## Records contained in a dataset
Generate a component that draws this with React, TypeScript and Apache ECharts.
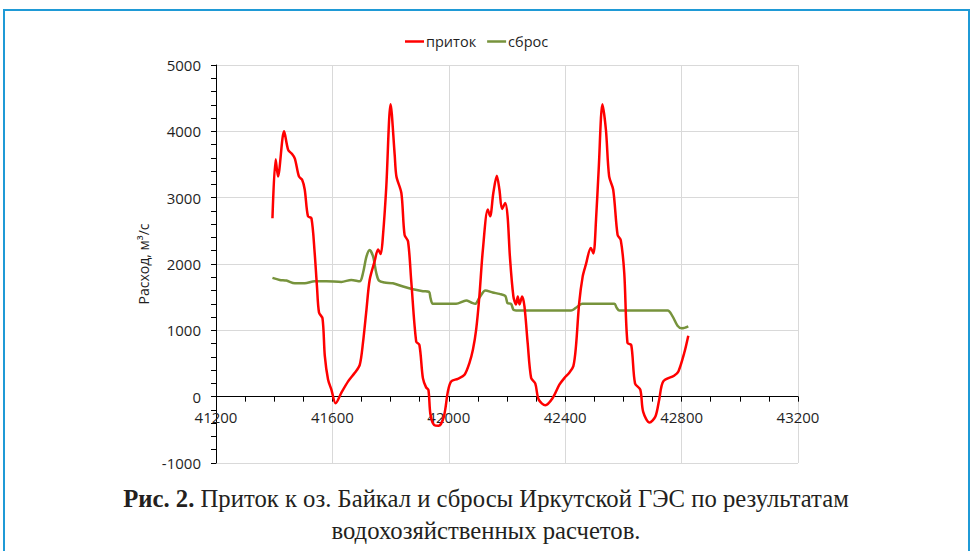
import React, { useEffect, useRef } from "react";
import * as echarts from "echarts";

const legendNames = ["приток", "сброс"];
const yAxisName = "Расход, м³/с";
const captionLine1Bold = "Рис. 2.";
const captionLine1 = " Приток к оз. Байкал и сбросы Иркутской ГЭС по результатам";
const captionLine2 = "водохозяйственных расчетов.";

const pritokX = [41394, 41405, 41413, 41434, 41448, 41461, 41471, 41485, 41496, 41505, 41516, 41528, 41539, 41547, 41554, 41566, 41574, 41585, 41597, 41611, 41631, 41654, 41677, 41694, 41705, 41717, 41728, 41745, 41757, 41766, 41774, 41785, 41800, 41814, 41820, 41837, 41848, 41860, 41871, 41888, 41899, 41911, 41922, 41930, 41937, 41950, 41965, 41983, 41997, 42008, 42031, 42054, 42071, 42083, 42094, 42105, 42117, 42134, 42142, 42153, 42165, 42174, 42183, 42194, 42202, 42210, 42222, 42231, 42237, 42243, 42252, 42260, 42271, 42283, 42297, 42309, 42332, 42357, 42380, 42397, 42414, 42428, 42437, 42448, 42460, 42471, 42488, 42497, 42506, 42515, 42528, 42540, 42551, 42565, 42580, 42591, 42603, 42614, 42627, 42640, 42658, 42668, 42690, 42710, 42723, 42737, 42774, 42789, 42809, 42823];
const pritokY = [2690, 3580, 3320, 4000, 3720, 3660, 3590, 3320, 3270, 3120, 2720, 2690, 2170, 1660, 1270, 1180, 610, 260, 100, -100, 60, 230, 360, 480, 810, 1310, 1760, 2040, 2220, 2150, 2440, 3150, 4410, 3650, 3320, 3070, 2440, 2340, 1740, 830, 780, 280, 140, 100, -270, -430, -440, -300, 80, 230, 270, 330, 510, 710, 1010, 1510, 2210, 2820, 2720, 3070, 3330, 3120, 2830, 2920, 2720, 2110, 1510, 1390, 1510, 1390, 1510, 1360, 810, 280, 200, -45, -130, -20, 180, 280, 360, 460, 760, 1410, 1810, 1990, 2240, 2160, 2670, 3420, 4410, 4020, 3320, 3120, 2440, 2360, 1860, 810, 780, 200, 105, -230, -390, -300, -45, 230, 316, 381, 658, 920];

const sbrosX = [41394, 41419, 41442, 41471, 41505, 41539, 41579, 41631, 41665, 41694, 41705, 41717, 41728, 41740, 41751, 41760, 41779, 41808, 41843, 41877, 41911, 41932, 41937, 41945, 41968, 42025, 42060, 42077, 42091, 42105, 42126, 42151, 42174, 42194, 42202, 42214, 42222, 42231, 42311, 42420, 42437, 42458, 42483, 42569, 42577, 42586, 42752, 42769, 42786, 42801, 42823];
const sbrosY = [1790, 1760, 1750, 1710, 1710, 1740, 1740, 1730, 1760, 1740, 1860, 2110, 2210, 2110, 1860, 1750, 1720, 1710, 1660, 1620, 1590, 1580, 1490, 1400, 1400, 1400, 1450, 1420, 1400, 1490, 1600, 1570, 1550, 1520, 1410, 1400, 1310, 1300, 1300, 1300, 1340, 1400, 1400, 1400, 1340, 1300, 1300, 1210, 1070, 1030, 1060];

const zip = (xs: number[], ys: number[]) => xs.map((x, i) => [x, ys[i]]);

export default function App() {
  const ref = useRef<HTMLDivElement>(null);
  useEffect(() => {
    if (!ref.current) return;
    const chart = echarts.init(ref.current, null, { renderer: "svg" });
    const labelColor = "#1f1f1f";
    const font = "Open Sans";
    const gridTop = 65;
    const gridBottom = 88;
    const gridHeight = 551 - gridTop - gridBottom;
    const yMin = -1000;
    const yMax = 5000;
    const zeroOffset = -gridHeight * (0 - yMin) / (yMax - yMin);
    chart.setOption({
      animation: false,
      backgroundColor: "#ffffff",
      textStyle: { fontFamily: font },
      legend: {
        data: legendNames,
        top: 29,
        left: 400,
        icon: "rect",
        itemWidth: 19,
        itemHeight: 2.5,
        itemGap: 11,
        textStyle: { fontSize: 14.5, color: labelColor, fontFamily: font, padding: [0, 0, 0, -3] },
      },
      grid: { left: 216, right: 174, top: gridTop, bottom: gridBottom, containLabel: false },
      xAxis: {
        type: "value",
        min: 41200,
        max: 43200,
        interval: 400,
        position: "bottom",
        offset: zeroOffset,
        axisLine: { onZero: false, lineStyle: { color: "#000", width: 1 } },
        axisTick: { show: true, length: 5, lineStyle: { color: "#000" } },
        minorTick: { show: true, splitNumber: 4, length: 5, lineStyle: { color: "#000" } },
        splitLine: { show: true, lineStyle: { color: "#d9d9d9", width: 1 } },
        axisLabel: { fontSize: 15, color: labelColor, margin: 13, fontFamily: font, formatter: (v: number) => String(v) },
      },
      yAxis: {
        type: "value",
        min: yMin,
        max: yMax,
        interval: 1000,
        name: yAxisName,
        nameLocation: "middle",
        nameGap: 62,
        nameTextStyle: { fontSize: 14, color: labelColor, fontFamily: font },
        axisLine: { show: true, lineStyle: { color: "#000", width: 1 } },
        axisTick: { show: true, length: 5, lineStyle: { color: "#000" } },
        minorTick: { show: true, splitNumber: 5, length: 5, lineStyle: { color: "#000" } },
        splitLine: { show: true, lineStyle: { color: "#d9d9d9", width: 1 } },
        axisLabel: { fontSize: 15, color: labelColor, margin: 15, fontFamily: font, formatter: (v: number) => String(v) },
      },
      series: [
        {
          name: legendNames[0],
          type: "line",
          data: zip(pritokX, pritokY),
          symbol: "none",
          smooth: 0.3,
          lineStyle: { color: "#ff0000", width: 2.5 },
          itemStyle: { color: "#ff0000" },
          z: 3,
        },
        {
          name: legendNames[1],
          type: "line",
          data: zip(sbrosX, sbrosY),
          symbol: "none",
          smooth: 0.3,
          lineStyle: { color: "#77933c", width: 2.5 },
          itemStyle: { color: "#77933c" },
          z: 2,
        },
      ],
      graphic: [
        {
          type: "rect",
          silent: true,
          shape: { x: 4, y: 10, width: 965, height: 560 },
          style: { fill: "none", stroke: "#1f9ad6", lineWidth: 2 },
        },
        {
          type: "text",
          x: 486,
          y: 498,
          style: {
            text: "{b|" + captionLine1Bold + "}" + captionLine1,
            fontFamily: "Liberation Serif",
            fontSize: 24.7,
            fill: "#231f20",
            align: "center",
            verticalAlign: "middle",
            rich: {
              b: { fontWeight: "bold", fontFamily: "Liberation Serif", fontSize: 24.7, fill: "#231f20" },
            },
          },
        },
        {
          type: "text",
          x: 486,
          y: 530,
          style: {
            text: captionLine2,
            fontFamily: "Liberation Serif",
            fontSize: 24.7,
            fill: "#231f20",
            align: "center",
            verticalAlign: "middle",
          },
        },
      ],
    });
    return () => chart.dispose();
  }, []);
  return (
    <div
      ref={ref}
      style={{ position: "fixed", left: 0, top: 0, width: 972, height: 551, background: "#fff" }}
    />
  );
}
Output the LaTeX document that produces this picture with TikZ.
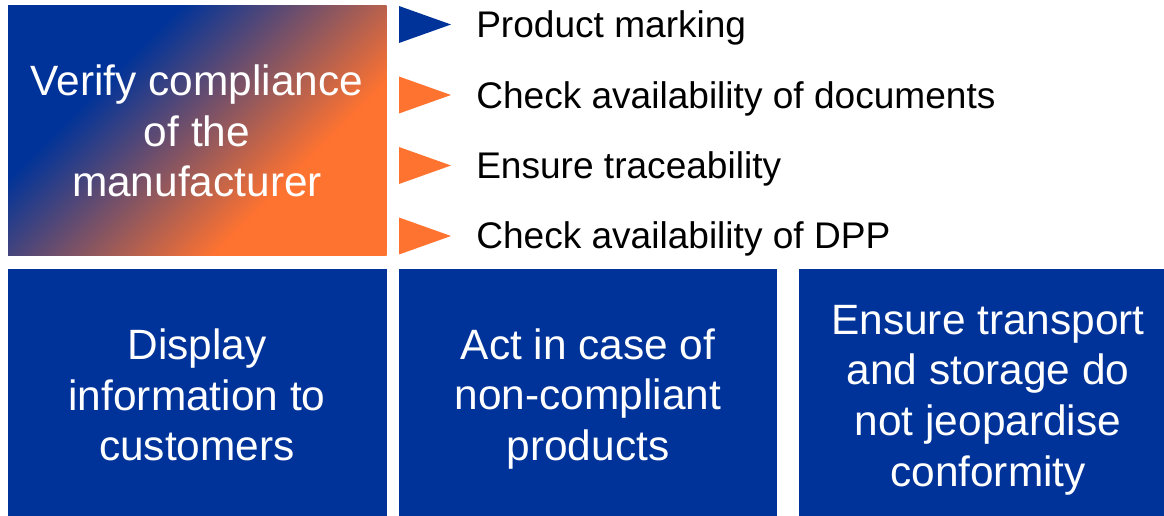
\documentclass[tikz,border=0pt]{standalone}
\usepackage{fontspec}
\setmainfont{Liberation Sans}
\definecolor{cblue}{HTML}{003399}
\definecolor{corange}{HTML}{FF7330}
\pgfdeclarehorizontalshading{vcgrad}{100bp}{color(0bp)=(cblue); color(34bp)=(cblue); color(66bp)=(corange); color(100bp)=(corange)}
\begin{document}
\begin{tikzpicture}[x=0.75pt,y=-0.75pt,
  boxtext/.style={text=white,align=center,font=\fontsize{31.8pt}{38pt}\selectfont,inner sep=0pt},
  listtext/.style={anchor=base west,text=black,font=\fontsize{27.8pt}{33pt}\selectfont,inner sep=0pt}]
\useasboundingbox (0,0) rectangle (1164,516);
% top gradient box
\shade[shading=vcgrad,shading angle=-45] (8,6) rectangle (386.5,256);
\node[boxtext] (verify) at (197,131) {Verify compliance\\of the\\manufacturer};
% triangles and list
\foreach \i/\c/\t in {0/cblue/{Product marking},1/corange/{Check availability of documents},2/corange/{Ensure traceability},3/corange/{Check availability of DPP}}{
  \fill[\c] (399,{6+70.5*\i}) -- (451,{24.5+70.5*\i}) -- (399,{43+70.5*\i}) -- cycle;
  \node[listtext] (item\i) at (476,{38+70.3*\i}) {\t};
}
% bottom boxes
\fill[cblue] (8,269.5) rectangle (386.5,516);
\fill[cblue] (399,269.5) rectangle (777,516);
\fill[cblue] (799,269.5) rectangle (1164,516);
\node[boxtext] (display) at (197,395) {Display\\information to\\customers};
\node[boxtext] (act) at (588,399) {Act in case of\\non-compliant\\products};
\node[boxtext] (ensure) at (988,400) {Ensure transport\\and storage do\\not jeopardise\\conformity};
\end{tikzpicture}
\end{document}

## Required task
Return only the lines from the start of the data through the line that contains "import * as", please, copying them exactly and omitting all pictures.

## Response to the task
Generate a component that draws this with React, TypeScript and Apache ECharts.
import React, { useEffect, useRef } from "react";
import * as echarts from "echarts";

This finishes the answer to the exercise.